S'infiamma la Mondadori: in Borsa +38% in un mese

Il valore del gruppo è cresciuto di 100 milioni. L'ipotesi di un'operazione con Mediaset per difendersi da Vivendi

Cinzia Meoni

Mondadori inizia il 2017 con un rally del 9,3% in Borsa e arriva a quota 1,28 euro. In un mese la società editrice ha guadagnato il 38%, di cui gran parte (il 28% circa) nelle ultime cinque sedute.

Un balzo ricollegabile all'ingresso, a fine novembre, nel segmento Star di Borsa italiana e, di conseguenza, dal riposizionamento dei fondi che replicano l'indice, oltre che dalle recenti acquisizioni del gruppo, da Banzai a Rcs Libri, che hanno rafforzato la leadership di Mondadori nel panorama editoriale del Paese. Ma non mancano voci speculative. «Il mercato sta accendendo il faro anche su un'altra ipotesi, ovvero che la difesa di Mediaset (controllata da Fininvest con il 38,2%) dalla scalata ostile di Vivendi possa passare anche da Mondadori, controllata sempre da Fininvest con il 50,4% del capitale. Un'aggregazione tra le due realtà della galassia della famiglia Berlusconi potrebbe diluire il peso dei francesi in un ipotetico nuovo polo media e accrescere, parallelamente, quello di Fininvest» sostiene Vincenzo Longo di IG, per poi aggiungere: «In questo ipotetico scenario, maggiore è la valorizzazione di Mondadori, maggiore è diluizione prospettabile per i francesi».

Sui valori attuali Vivendi ridurrebbe la propria presa dal 28,8% verso il 25-26%, mentre Fininvest rafforzerebbe la sua quota attuale oltre il 40%. In ogni caso si tratta di uno scenario che non trova conferme e anche di difficile realizzazione considerando che dovrebbe essere approvato da un'assemblea straordinaria degli azionisti di Mediaset dove il gruppo di Vivendi ha ormai raggiunto il 29,4% dei diritti di voto.

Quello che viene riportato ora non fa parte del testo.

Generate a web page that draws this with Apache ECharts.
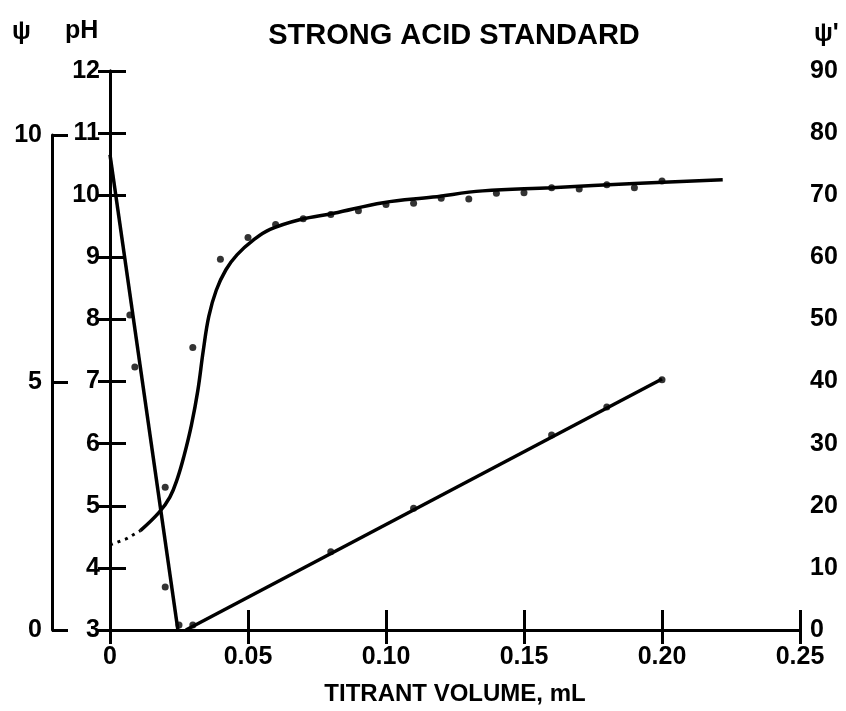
<!DOCTYPE html>
<html><head><meta charset="utf-8">
<script src="https://cdn.jsdelivr.net/npm/echarts@6/dist/echarts.min.js"></script>
<style>html,body{margin:0;padding:0;background:#fff}#c{width:846px;height:711px}</style>
</head><body><div id="c"></div>
<script>
// ---- data ----
const xTicks = [0, 0.05, 0.10, 0.15, 0.20, 0.25];
const xTickLabels = ['0', '0.05', '0.10', '0.15', '0.20', '0.25'];
// pH titration curve (fitted), dotted start then solid
const phCurveDotted = [[0, 4.37], [0.006, 4.47], [0.011, 4.6]];
const phCurve = [[0.011, 4.6], [0.0177, 4.89], [0.0217, 5.14], [0.0245, 5.45], [0.0268, 5.8], [0.0295, 6.3], [0.0318, 6.85], [0.0338, 7.5], [0.0358, 8.05], [0.0385, 8.47], [0.042, 8.8], [0.046, 9.04], [0.052, 9.28], [0.058, 9.45], [0.069, 9.61], [0.081, 9.71], [0.099, 9.88], [0.117, 9.97], [0.135, 10.07], [0.16, 10.12], [0.19, 10.19], [0.222, 10.25]];
// measured pH points
const phPoints = [[0.02, 5.3], [0.03, 7.55], [0.04, 8.97], [0.05, 9.32], [0.06, 9.53], [0.07, 9.62], [0.08, 9.69], [0.09, 9.75], [0.10, 9.85], [0.11, 9.87], [0.12, 9.95], [0.13, 9.94], [0.14, 10.03], [0.15, 10.04], [0.16, 10.12], [0.17, 10.1], [0.18, 10.17], [0.19, 10.12], [0.20, 10.23]];
// Gran function psi (before equivalence)
const psiLine = [[0, 9.6], [0.0246, 0]];
const psiPoints = [[0.0072, 6.36], [0.009, 5.31], [0.02, 0.87], [0.025, 0.1]];
// Gran function psi' (after equivalence)
const psiPrimeLine = [[0.0275, 0], [0.20, 40.4]];
const psiPrimePoints = [[0.03, 0.8], [0.08, 12.6], [0.11, 19.6], [0.16, 31.4], [0.18, 35.9], [0.20, 40.3]];
const psiTicks = [0, 5, 10];

const FONT = '"Liberation Sans", Arial, sans-serif';
const AX = {color: '#000', width: 3};
const lbl = {color: '#000', fontFamily: FONT, fontSize: 25, fontWeight: 'bold'};

const chart = echarts.init(document.getElementById('c'), null, {renderer: 'canvas'});
chart.setOption({
  backgroundColor: '#fff',
  animation: false,
  title: {
    text: 'STRONG ACID STANDARD', left: 449, top: 16, textAlign: 'center',
    textStyle: {color: '#000', fontFamily: FONT, fontSize: 29, fontWeight: 'bold'}
  },
  graphic: [
    {type: 'text', left: 12, top: 20, style: {text: 'ψ', fill: '#000', font: 'bold 25px ' + FONT}},
    {type: 'text', left: 65, top: 19, style: {text: 'pH', fill: '#000', font: 'bold 25px ' + FONT}},
    {type: 'text', left: 814, top: 22, style: {text: "ψ'", fill: '#000', font: 'bold 25px ' + FONT}}
  ],
  grid: [
    {left: 110, right: 46, top: 71, bottom: 81},
    {left: 52, width: 20, top: 135, bottom: 81}
  ],
  xAxis: [
    {type: 'value', gridIndex: 0, min: 0, max: 0.25, interval: 0.05, position: 'bottom',
     axisLine: {lineStyle: AX}, axisTick: {inside: true, length: 20, lineStyle: AX},
     splitLine: {show: false},
     axisLabel: Object.assign({}, lbl, {margin: 15, formatter: v => {
       const i = xTicks.findIndex(t => Math.abs(t - v) < 1e-9); return i >= 0 ? xTickLabels[i] : '';}}),
     name: 'TITRANT VOLUME, mL', nameLocation: 'middle', nameGap: 52,
     nameTextStyle: {color: '#000', fontFamily: FONT, fontSize: 24, fontWeight: 'bold'}},
    {type: 'value', gridIndex: 0, min: 0, max: 0.25, interval: 0.05, position: 'top',
     axisLine: {lineStyle: AX}, axisTick: {inside: true, length: 14, lineStyle: AX},
     axisLabel: {show: false}, splitLine: {show: false}},
    {type: 'value', gridIndex: 1, min: 0, max: 1, show: false}
  ],
  yAxis: [
    {type: 'value', gridIndex: 0, min: 3, max: 12, interval: 1, position: 'left',
     axisLine: {show: true, lineStyle: AX}, axisTick: {show: true, inside: true, length: 16, lineStyle: AX},
     axisLabel: Object.assign({}, lbl, {margin: 10}), splitLine: {show: false}},
    {type: 'value', gridIndex: 0, min: 0, max: 90, interval: 10, position: 'right',
     axisLine: {show: true, lineStyle: AX}, axisTick: {show: true, inside: true, length: 12, lineStyle: AX},
     axisLabel: Object.assign({}, lbl, {margin: 10}), splitLine: {show: false}},
    {type: 'value', gridIndex: 0, min: 0, max: 11.29, show: false},
    {type: 'value', gridIndex: 1, min: 0, max: 10, interval: 5, position: 'left',
     axisLine: {show: true, lineStyle: AX}, axisTick: {show: true, inside: true, length: 16, lineStyle: AX},
     axisLabel: Object.assign({}, lbl, {margin: 10, formatter: v => psiTicks.indexOf(v) >= 0 ? String(v) : ''}),
     splitLine: {show: false}}
  ],
  series: [
    {type: 'line', xAxisIndex: 0, yAxisIndex: 0, data: phCurveDotted, showSymbol: false,
     lineStyle: {color: '#000', width: 3, type: [3, 5]}},
    {type: 'line', xAxisIndex: 0, yAxisIndex: 0, data: phCurve, showSymbol: false, smooth: 0.4,
     lineStyle: {color: '#000', width: 3.5}},
    {type: 'scatter', xAxisIndex: 0, yAxisIndex: 0, data: phPoints, symbolSize: 7,
     itemStyle: {color: '#000'}},
    {type: 'line', xAxisIndex: 0, yAxisIndex: 2, data: psiLine, showSymbol: false,
     lineStyle: {color: '#000', width: 3.5}},
    {type: 'scatter', xAxisIndex: 0, yAxisIndex: 2, data: psiPoints, symbolSize: 7,
     itemStyle: {color: '#000'}},
    {type: 'line', xAxisIndex: 0, yAxisIndex: 1, data: psiPrimeLine, showSymbol: false,
     lineStyle: {color: '#000', width: 3.5}},
    {type: 'scatter', xAxisIndex: 0, yAxisIndex: 1, data: psiPrimePoints, symbolSize: 7,
     itemStyle: {color: '#000'}}
  ]
});
</script></body></html>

Il titolo Mediaset nel frattempo rimane in tensione, fino a chiudere in rialzo dell'1% a 4,15 euro anche se con volumi tutto sommato sotto tono, sulle indiscrezioni di Le Figaro riprese ieri dal Corriere della Sera secondo cui alcuni azionisti storici del Biscione si starebbero muovendo a difesa dell'italianità del colosso tv di fronte all'avanzata del gruppo di Vincet Bolloré. Poco prima di Natale, Silvio Berlusconi, fondatore del gruppo, aveva infatti dichiarato: «Per arrivare al 51% io spero che quei comitati per la difesa dell'italianità di Mediaset possano portarci a contare sul voto di circa il 20% dei titoli che sono nelle mani di differenti azionisti». L'appello, secondo appunto queste fonti di stampa, potrebbe non esser rimasto inascoltato. Fonti informate sulla situazione gettano comunque acqua sul fuoco e smentiscono che una simile tesi abbia un qualche fondamento.

L'unica certezza è che dopo l'exploit registrato da Mediaset nell'ultimo mese (il titolo ha guadagnato l'80% ed è stato scambiato il 52% del capitale), il flottante del gruppo si ormai è ridotto al lumicino: i due azionisti di riferimento hanno in mano il 67% del capitale, se poi si aggiungono le azioni proprie detenute da Mediaset (pari al 3,79% del gruppo), il capitale immobilizzato tocca il 70,8%.

Oltre a questo, a fine ottobre, si registrava la presenza nel Biscione di un altro 18,8% del capitale di istituzionali tra cui Lazard con il 5,6%, Mackenzie Financial con il 2,7% Norgers Bank con l'1,8%, Rothschild all'1,6%, River and Mercantile Am all'1,35%, Axa Investment all'1,3%. Se questi dati fossero confermati, sul mercato rimarrebbe quindi poco più del 10% di flottante suddiviso tra piccoli azionisti.